На рубеже XIX–XX вв. «еврейский вопрос» необычайно обострился. В Европе, в том числе в Германии, получил широкое распространение расовый антисемитизм, обосновывавший «расовую неполноценность евреев». Ширились массовые антисемитские движения – погромы в России, «дело Дрейфуса» во Франции, активизация антиеврейской пропаганды в Германии… Ратенау откликнулся на все эти явления в опубликованном в 1897 г. эссе «Слушай, Израиль!». В нем он декларировал: «С самого начала я хочу заявить, что я – еврей». Автор подверг критике государственную политику в отношении евреев, которая поощряла крещение, вынуждала к тайной приверженности иудаизму и толкала консервативных в своей сущности евреев в объятия «деструктивных» (т. е. революционных и крайне оппозиционных) партий. Будущее евреев Германии Ратенау видел в культурной ассимиляции, в слиянии с «аристократической» германской расой. Он критиковал т. н. ост-юден (евреев из Восточной Европы) за их приверженность отсталым формам жизни и сопротивление ассимиляции. Однако позднее Ратенау дистанцировался от этих суждений и никогда не включал данное эссе в собрание своих сочинений.
В течение нескольких последующих лет Ратенау публично не высказывался по еврейскому вопросу. Тем не менее, по свидетельству одного из близких ему людей, в частных беседах преобладали две темы – «социальное будущее Германии и различные стороны еврейской проблемы». Ратенау занялся изучением древнееврейского языка, начал интересоваться хасидизмом (и даже опубликовал некоторые хасидские истории), имел активные контакты с известным еврейским мыслителем и сионистом Мартином Бубером. Сам же Ратенау сионистские идеи не принял, несмотря на настойчивые уговоры А. Эйнштейна и лидера германских сионистов К. И. Блюменфельда.
Накануне Первой мировой войны Ратенау усилил свою критику политики кайзеровского режима по отношению к евреям, что отразилось в книге «Государство и еврейство» (1911).

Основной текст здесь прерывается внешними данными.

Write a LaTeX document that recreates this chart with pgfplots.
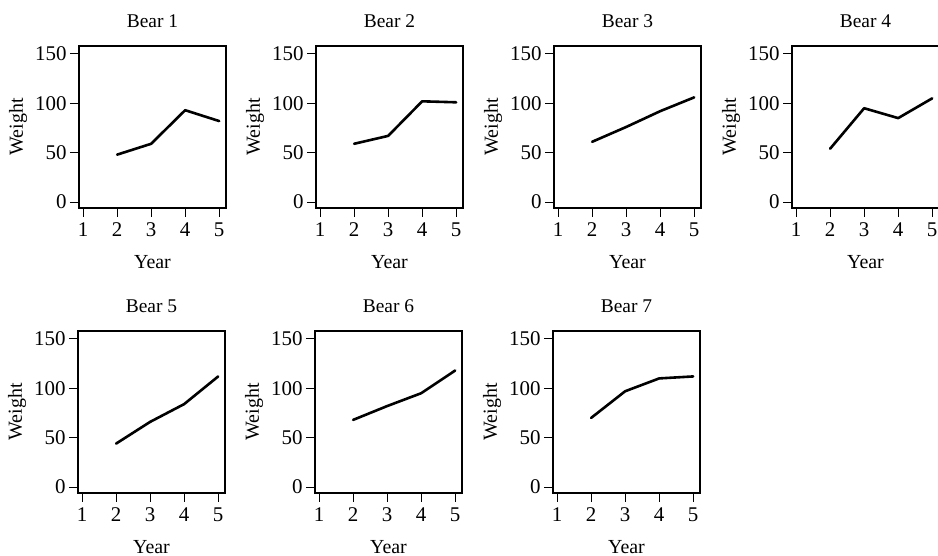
\documentclass[border=0pt]{standalone}
\usepackage{fontspec}
\setmainfont{Liberation Serif}
\usepackage{pgfplots}
\pgfplotsset{compat=1.18}
\pgfplotsset{
  bearstyle/.style={
    scale only axis, width=147bp, height=162bp, anchor=south west,
    xmin=0.88, xmax=5.2, ymin=-6, ymax=158,
    xtick={1,2,3,4,5}, ytick={0,50,100,150},
    xtick pos=left, ytick pos=left,
    tick align=outside, major tick length=9bp,
    tick style={line width=1.1bp, black},
    axis line style={line width=1.8bp},
    xlabel={Year}, ylabel={Weight},
    xlabel style={at={(axis description cs:0.5,-0.333)}, anchor=center},
    ylabel style={at={(axis description cs:-0.415,0.5)}, anchor=center},
    title style={at={(axis description cs:0.5,1.117)}, anchor=center, font=\fontsize{19.5}{22}\selectfont},
    label style={font=\fontsize{20}{24}\selectfont},
    tick label style={font=\fontsize{21}{24}\selectfont},
    xticklabel style={yshift=-2bp},
    /pgf/number format/assume math mode=true,
  },
  bearline/.style={black, line width=2.6bp, line join=round, line cap=round, mark=none},
}
\begin{document}
\begin{tikzpicture}
\path[use as bounding box, clip] (0bp,0bp) rectangle (938bp,556bp);
\begin{axis}[bearstyle, at={(79bp,348bp)}, title={Bear 1}]
\addplot[bearline] coordinates {(2,48) (3,59) (4,93) (5,82)};
\end{axis}
\begin{axis}[bearstyle, at={(316bp,348bp)}, title={Bear 2}]
\addplot[bearline] coordinates {(2,59) (3,67) (4,102) (5,101)};
\end{axis}
\begin{axis}[bearstyle, at={(554bp,348bp)}, title={Bear 3}]
\addplot[bearline] coordinates {(2,61) (3,76) (4,92) (5,106)};
\end{axis}
\begin{axis}[bearstyle, at={(792bp,348bp)}, title={Bear 4}]
\addplot[bearline] coordinates {(2,54) (3,95) (4,85) (5,105)};
\end{axis}
\begin{axis}[bearstyle, at={(78bp,63bp)}, title={Bear 5}]
\addplot[bearline] coordinates {(2,44) (3,66) (4,84) (5,112)};
\end{axis}
\begin{axis}[bearstyle, at={(315bp,63bp)}, title={Bear 6}]
\addplot[bearline] coordinates {(2,68) (3,82) (4,95) (5,118)};
\end{axis}
\begin{axis}[bearstyle, at={(553bp,63bp)}, title={Bear 7}]
\addplot[bearline] coordinates {(2,70) (3,97) (4,110) (5,112)};
\end{axis}
\end{tikzpicture}
\end{document}
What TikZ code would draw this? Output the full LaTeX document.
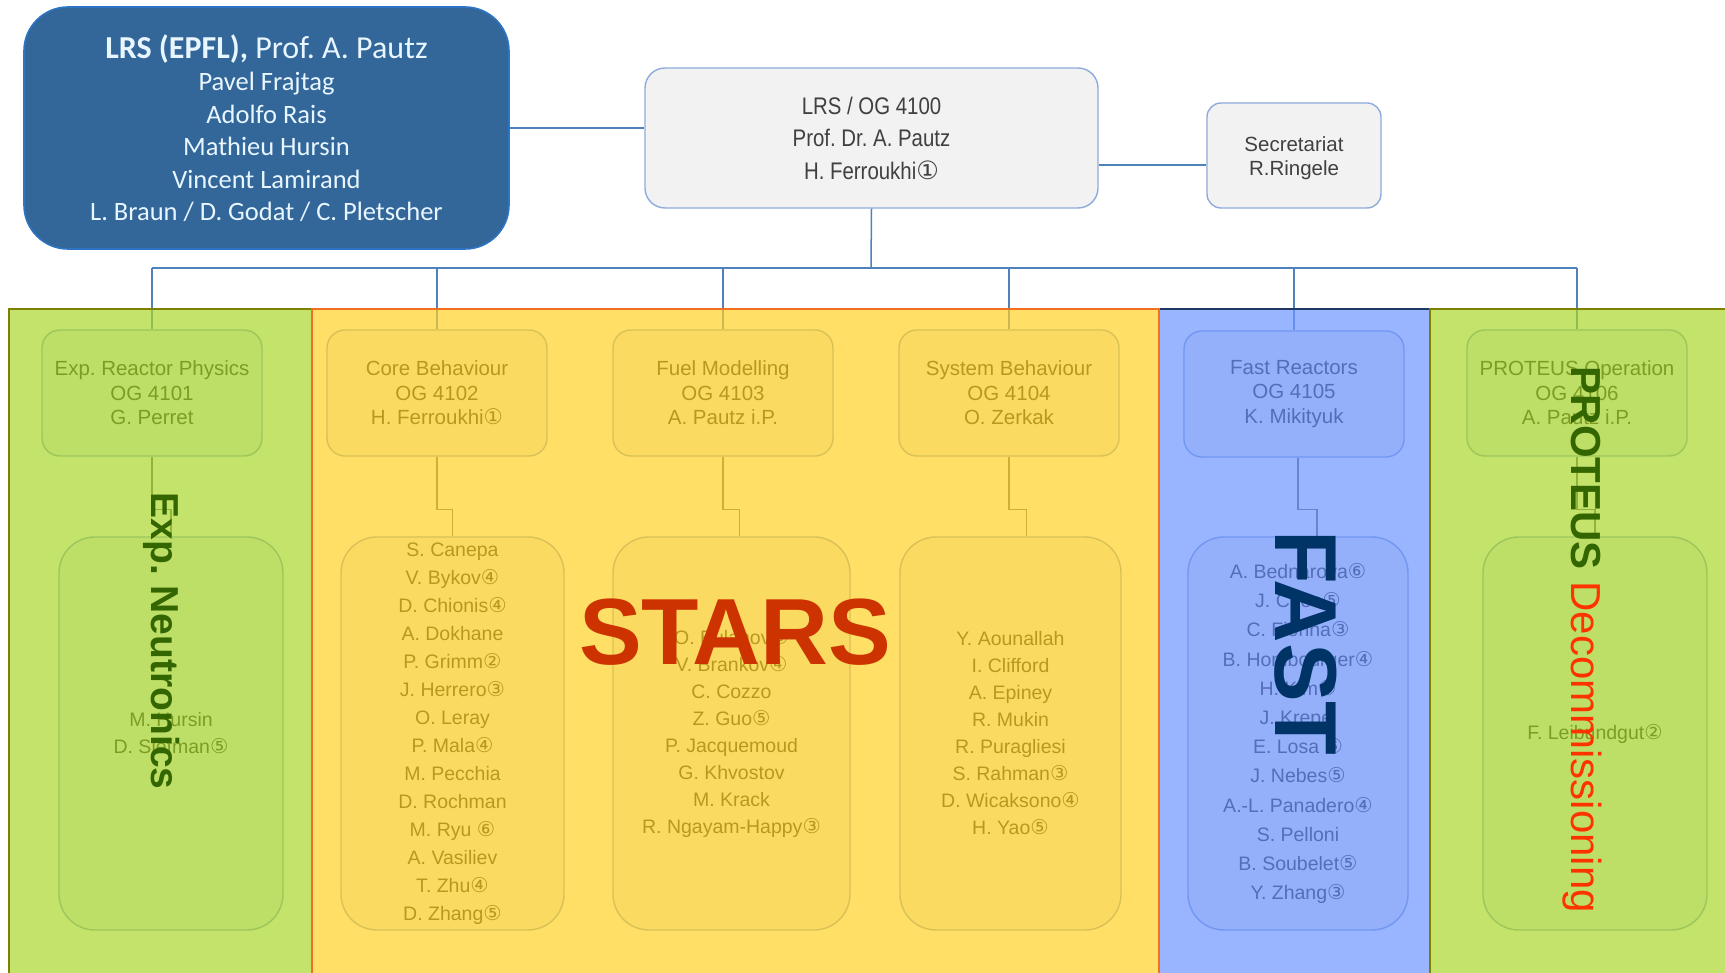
\documentclass[tikz,border=0pt]{standalone}
\usepackage{fontspec}
\setmainfont{Liberation Sans}
\newfontfamily\calfont{Carlito}
\newfontfamily\narrowfont[FakeStretch=0.85]{Liberation Sans}
\newfontfamily\circfont[Scale=1.05]{DejaVu Sans}
% circled digit 1..6
\newcommand\cnum[1]{{\circfont\char\numexpr"245F+#1\relax}}
\frenchspacing

\definecolor{leadfill}{HTML}{336699}
\definecolor{leadline}{HTML}{2E74C4}
\definecolor{leadtext}{HTML}{E8F6FF}
\definecolor{boxfill}{HTML}{F2F2F2}
\definecolor{boxline}{HTML}{8FAADC}
\definecolor{boxtext}{HTML}{404040}
\definecolor{unittext}{HTML}{141414}
\definecolor{unitline}{HTML}{7F9CCF}
\definecolor{wire}{HTML}{4F81BD}
\definecolor{subwire}{HTML}{5F5F5F}
\definecolor{greenband}{HTML}{A9D72C}
\definecolor{yellowband}{HTML}{FFD124}
\definecolor{blueband}{HTML}{6D95FF}
\definecolor{olive}{HTML}{7F8000}
\definecolor{orangeline}{HTML}{F07020}
\definecolor{navyline}{HTML}{1F3864}
\definecolor{starsred}{HTML}{CC3300}
\definecolor{fastnavy}{HTML}{003366}
\definecolor{darkgreen}{HTML}{336600}
\definecolor{decom}{HTML}{FF3300}

\tikzset{
  lead/.style={draw=leadline, line width=1.6pt, fill=leadfill, text=leadtext,
    rounded corners=44pt, minimum width=485pt, minimum height=242pt,
    align=center, inner sep=0pt, font=\calfont\fontsize{26.5}{32.5}\selectfont},
  head/.style={draw=boxline, line width=1.4pt, fill=boxfill, text=boxtext,
    rounded corners=20pt, align=center, inner sep=0pt},
  unitbox/.style={draw=unitline, line width=1.4pt, fill=boxfill, text=unittext,
    rounded corners=18pt, minimum width=220pt, minimum height=126pt,
    align=center, inner sep=0pt, font=\fontsize{20.5}{24.5}\selectfont},
  crewbox/.style={draw=unitline, line width=1.4pt, fill=boxfill, text=unittext,
    rounded corners=36pt, minimum height=393pt,
    align=center, inner sep=0pt, font=\fontsize{19.5}{27}\selectfont},
  wireline/.style={draw=wire, line width=1.5pt},
  subline/.style={draw=subwire, line width=1.4pt},
  band/.style={fill opacity=0.7, line width=1.6pt},
  biglabel/.style={inner sep=0pt},
}

\begin{document}
\begin{tikzpicture}[x=1pt,y=-1pt]
\useasboundingbox (0,0) rectangle (1725,973);

% management
\node[lead] (lead) at (266.5,128)
  {{\fontsize{32}{32.5}\selectfont\bfseries LRS (EPFL), \mdseries Prof. A. Pautz}\\Pavel Frajtag\\Adolfo Rais\\Mathieu Hursin\\Vincent Lamirand\\L. Braun / D. Godat / C. Pletscher};
\node[head, minimum width=453pt, minimum height=140pt,
      font=\narrowfont\fontsize{24}{32.5}\selectfont] (lrs) at (871.5,138)
  {LRS / OG 4100\\Prof. Dr. A. Pautz\\H. Ferroukhi\cnum1};
\node[head, rounded corners=14pt, minimum width=174pt, minimum height=105pt] (sec) at (1294,155.5) {};
\node[text=boxtext, align=center, inner sep=0pt, font=\fontsize{20.5}{24}\selectfont]
  (sectext) at ([yshift=-3pt]sec.center) {Secretariat\\R.Ringele};

\coordinate (secjoin) at ([yshift=-9.5pt]sec.west);
\draw[wireline] (lead.east) -- (lead.east -| lrs.west);
\draw[wireline] (secjoin -| lrs.east) -- (secjoin);

% groups
\node[unitbox] (gexp)  at (152,393)  {Exp. Reactor Physics\\OG 4101\\G. Perret};
\node[unitbox] (gcore) at (437,393)  {Core Behaviour\\OG 4102\\H. Ferroukhi\cnum1};
\node[unitbox] (gfuel) at (723,393)  {Fuel Modelling\\OG 4103\\A. Pautz i.P.};
\node[unitbox] (gsys)  at (1009,393) {System Behaviour\\OG 4104\\O. Zerkak};
\node[unitbox] (gfast) at (1294,394) {Fast Reactors\\OG 4105\\K. Mikityuk};
\node[unitbox] (gprot) at (1577,393) {PROTEUS Operation\\OG 4106\\A. Pautz i.P.};

% staff
\node[crewbox, minimum width=224pt] (mexp) at (171,733.5)
  {M. Hursin\\D. Siefman\cnum5};
\node[crewbox, minimum width=223pt, font=\fontsize{19.5}{28}\selectfont] (mcore) at (452.5,733.5)
  {S. Canepa\\V. Bykov\cnum4\\D. Chionis\cnum4\\A. Dokhane\\P. Grimm\cnum2\\J. Herrero\cnum3\\O. Leray\\P. Mala\cnum4\\M. Pecchia\\D. Rochman\\M. Ryu \cnum6\\A. Vasiliev\\T. Zhu\cnum4\\D. Zhang\cnum5};
\node[crewbox, minimum width=237pt] (mfuel) at (731.5,733.5)
  {O. Bulanov\cnum5\\V. Brankov\cnum4\\C. Cozzo\\Z. Guo\cnum5\\P. Jacquemoud\\G. Khvostov\\M. Krack\\R. Ngayam-Happy\cnum3};
\node[crewbox, minimum width=221pt] (msys) at (1010.5,733.5)
  {Y. Aounallah\\I. Clifford\\A. Epiney\\R. Mukin\\R. Puragliesi\\S. Rahman\cnum3\\D. Wicaksono\cnum4\\H. Yao\cnum5};
\node[crewbox, minimum width=220pt, font=\fontsize{19.5}{29.2}\selectfont] (mfast) at (1298,733.5)
  {A. Bednarova\cnum6\\J. Choe\cnum5\\C. Fiorina\cnum3\\B. Hombourger\cnum4\\H. Kim\cnum5\\J. Krepel\\E. Losa \cnum6\\J. Nebes\cnum5\\A.-L. Panadero\cnum4\\S. Pelloni\\B. Soubelet\cnum5\\Y. Zhang\cnum3};
\node[crewbox, minimum width=224pt] (mprot) at (1595,733.5)
  {F. Leibundgut\cnum2};

% tree lines
\coordinate (bus) at (871,268);
\draw[wireline] (lrs.south) -- (bus);
\draw[wireline] (gexp.north |- bus) -- (gprot.north |- bus);
\foreach \g in {gexp,gcore,gfuel,gsys,gfast,gprot}
  \draw[wireline] (\g.north |- bus) -- (\g.north);

\draw[subline] (gexp.south)  -- ++(0,53) -| (mexp.north);
\draw[subline] (gcore.south) -- ++(0,53) -| (mcore.north);
\draw[subline] (gfuel.south) -- ++(0,53) -| ([xshift=8pt]mfuel.north);
\draw[subline] (gsys.south)  -- ++(0,53) -| ([xshift=16pt]msys.north);
\draw[subline] ([xshift=4pt]gfast.south) -- ++(0,52) -| ([xshift=19pt]mfast.north);
\draw[subline] (gprot.south) -- ++(0,53) -| (mprot.north);

% coloured sections laid over the groups
\path[band, fill=greenband, draw=olive]       (9,309)    rectangle (312,975);
\path[band, fill=blueband, draw=navyline]     (1159,309) rectangle (1430,975);
\path[band, fill=yellowband, draw=orangeline] (312,309)  rectangle (1159,975);
\path[band, fill=greenband, draw=olive]       (1430,309) rectangle (1728,975);

% section titles
\node[biglabel, text=starsred, font=\fontsize{94}{94}\selectfont\bfseries] (stars) at (735,632) {STARS};
\node[biglabel, rotate=-90, text=fastnavy, font=\fontsize{88}{88}\selectfont\bfseries] (fast) at (1306,643) {FAST};
\node[biglabel, rotate=-90, text=darkgreen, font=\fontsize{39}{39}\selectfont\bfseries] (expn) at (162,641) {Exp. Neutronics};
\node[biglabel, rotate=-90, font=\fontsize{42}{42}\selectfont] (decom) at (1582,640)
  {\textcolor{darkgreen}{\bfseries PROTEUS} \textcolor{decom}{Decommissioning}};
\end{tikzpicture}
\end{document}
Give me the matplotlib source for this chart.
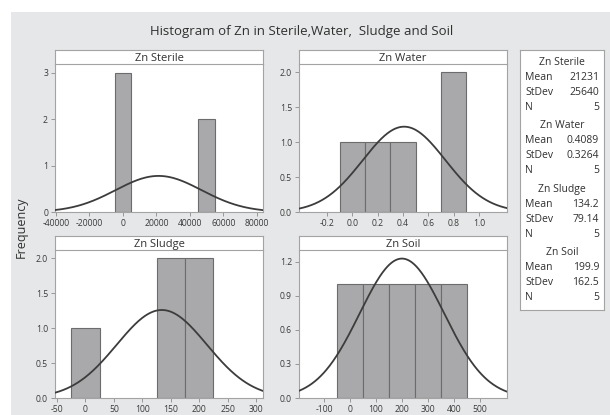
import numpy as np
import matplotlib
matplotlib.use('Agg')
import matplotlib.pyplot as plt
from matplotlib.patches import Rectangle

plt.rcParams['font.family'] = ['Open Sans', 'DejaVu Sans']

# histogram bars (bin centres, counts, bin width) and summary stats per sample
names = ['Zn Sterile', 'Zn Water', 'Zn Sludge', 'Zn Soil']
centers = [[0, 50000], [0.0, 0.2, 0.4, 0.8], [0, 150, 200], [0, 100, 200, 300, 400]]
counts = [[3, 2], [1, 1, 1, 2], [1, 2, 2], [1, 1, 1, 1, 1]]
widths = [10000, 0.2, 50, 100]
means = [21231, 0.4089, 134.2, 199.9]
stdevs = [25640, 0.3264, 79.14, 162.5]
ns = [5, 5, 5, 5]
mean_txt = ['21231', '0.4089', '134.2', '199.9']
sd_txt = ['25640', '0.3264', '79.14', '162.5']

xticks = [[-40000, -20000, 0, 20000, 40000, 60000, 80000],
          [-0.2, 0.0, 0.2, 0.4, 0.6, 0.8, 1.0],
          [-50, 0, 50, 100, 150, 200, 250, 300],
          [-100, 0, 100, 200, 300, 400, 500]]
xfmt = ['{:.0f}', '{:.1f}', '{:.0f}', '{:.0f}']
yticks = [[0, 1, 2, 3], [0, 0.5, 1.0, 1.5, 2.0], [0, 0.5, 1.0, 1.5, 2.0], [0, 0.3, 0.6, 0.9, 1.2]]
yfmt = ['{:.0f}', '{:.1f}', '{:.1f}', '{:.1f}']
xlims = [(-40600, 83600), (-0.42, 1.22), (-53.5, 312), (-196, 604)]
ylims = [(0, 3.19), (0, 2.12), (0, 2.119), (0, 1.303)]

W, H = 610, 415
fig = plt.figure(figsize=(W / 100, H / 100), dpi=100)
fig.patch.set_facecolor('white')
bg = Rectangle((11 / W, 0), 1, 1 - 12 / H, transform=fig.transFigure,
               facecolor='#e6e7e8', edgecolor='none', zorder=-10)
fig.patches.append(bg)

def px(l, t, r, b):
    return [l / W, 1 - b / H, (r - l) / W, (b - t) / H]

# (left, strip top, plot top, bottom, right) in pixels
boxes = [(55, 50, 64, 212, 263), (299, 50, 64, 212, 507),
         (55, 236, 250, 398, 263), (299, 236, 250, 398, 507)]

spine_c = '#a3a3a3'
for i in range(4):
    l, st, t, b, r = boxes[i]
    ax = fig.add_axes(px(l, t, r, b))
    ax.bar(centers[i], counts[i], width=widths[i], color='#a9a9ab',
           edgecolor='#6c6c6c', linewidth=0.8, zorder=2)
    xs = np.linspace(xlims[i][0], xlims[i][1], 300)
    ys = ns[i] * widths[i] / (stdevs[i] * np.sqrt(2 * np.pi)) * np.exp(-0.5 * ((xs - means[i]) / stdevs[i]) ** 2)
    ax.plot(xs, ys, color='#3c3c3c', linewidth=1.3, zorder=3)
    ax.set_xlim(xlims[i])
    ax.set_ylim(ylims[i])
    ax.set_xticks(xticks[i])
    ax.set_xticklabels([xfmt[i].format(v) for v in xticks[i]])
    ax.set_yticks(yticks[i])
    ax.set_yticklabels([yfmt[i].format(v) for v in yticks[i]])
    ax.tick_params(labelsize=6.2, colors='#8a8a8a', labelcolor='#3a3a3a',
                   length=3, width=0.6, pad=2)
    for s in ax.spines.values():
        s.set_color(spine_c)
        s.set_linewidth(0.8)
    ax.spines['top'].set_visible(False)

    sax = fig.add_axes(px(l, st, r, t))
    sax.set_xticks([])
    sax.set_yticks([])
    for s in sax.spines.values():
        s.set_color(spine_c)
        s.set_linewidth(0.8)
    sax.text(0.5, 0.4, names[i], ha='center', va='center', fontsize=8,
             color='#303030', transform=sax.transAxes)

fig.text(302 / W, 1 - 32 / H, 'Histogram of Zn in Sterile,Water,  Sludge and Soil',
         ha='center', va='center', fontsize=9.5, color='#303030')
fig.text(21 / W, 1 - 227 / H, 'Frequency', rotation=90, ha='center', va='center',
         fontsize=9, color='#303030')

# stats legend box
lax = fig.add_axes(px(520, 50, 604, 310))
lax.set_xlim(520, 604)
lax.set_ylim(310, 50)
lax.set_xticks([])
lax.set_yticks([])
for s in lax.spines.values():
    s.set_color(spine_c)
    s.set_linewidth(0.8)
y = 62
for i in range(4):
    lax.text(562, y, names[i], ha='center', va='center', fontsize=7.5, color='#303030')
    rows = [('Mean', mean_txt[i]), ('StDev', sd_txt[i]), ('N', str(ns[i]))]
    for k, (lab, val) in enumerate(rows):
        yy = y + 15 * (k + 1)
        lax.text(525, yy, lab, ha='left', va='center', fontsize=7.5, color='#303030')
        lax.text(599, yy, val, ha='right', va='center', fontsize=7.5, color='#303030')
    y += 15 * 3 + 18.5

fig.savefig('out.png', dpi=100, facecolor=fig.get_facecolor())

Он назвал эту политику «отсталой, фальшивой, бесцельной», ибо она ограничивала возможности для евреев влиться в новую элиту и тем содействовать прогрессу страны. В годы войны, в связи с обвинениями германских евреев в недостаточном патриотизме, Ратенау намеревался выпустить специальную декларацию с информацией об участии евреев Германии в войне и понесенных ими жертвах. В связи с новой, еще более мощной волной антисемитизма, поднявшейся после окончания войны и в обстановке революции 1918–1919 гг., Ратенау, стремясь понять социальную природу этого явления, объяснял его активизацией «умирающих и умерших средних слоев». А преодоление проблемы антисемитизма он связывал с успешным решением послевоенных экономических, социальных и внешнеполитических задач, а также надеялся добиться этого «через общее утверждение морали». Ратенау считал себя неотъемлемой частью германского еврейства. «Я – немец еврейского происхождения. Я чувствую себя ответственным за германское еврейство», – неоднократно говорил он.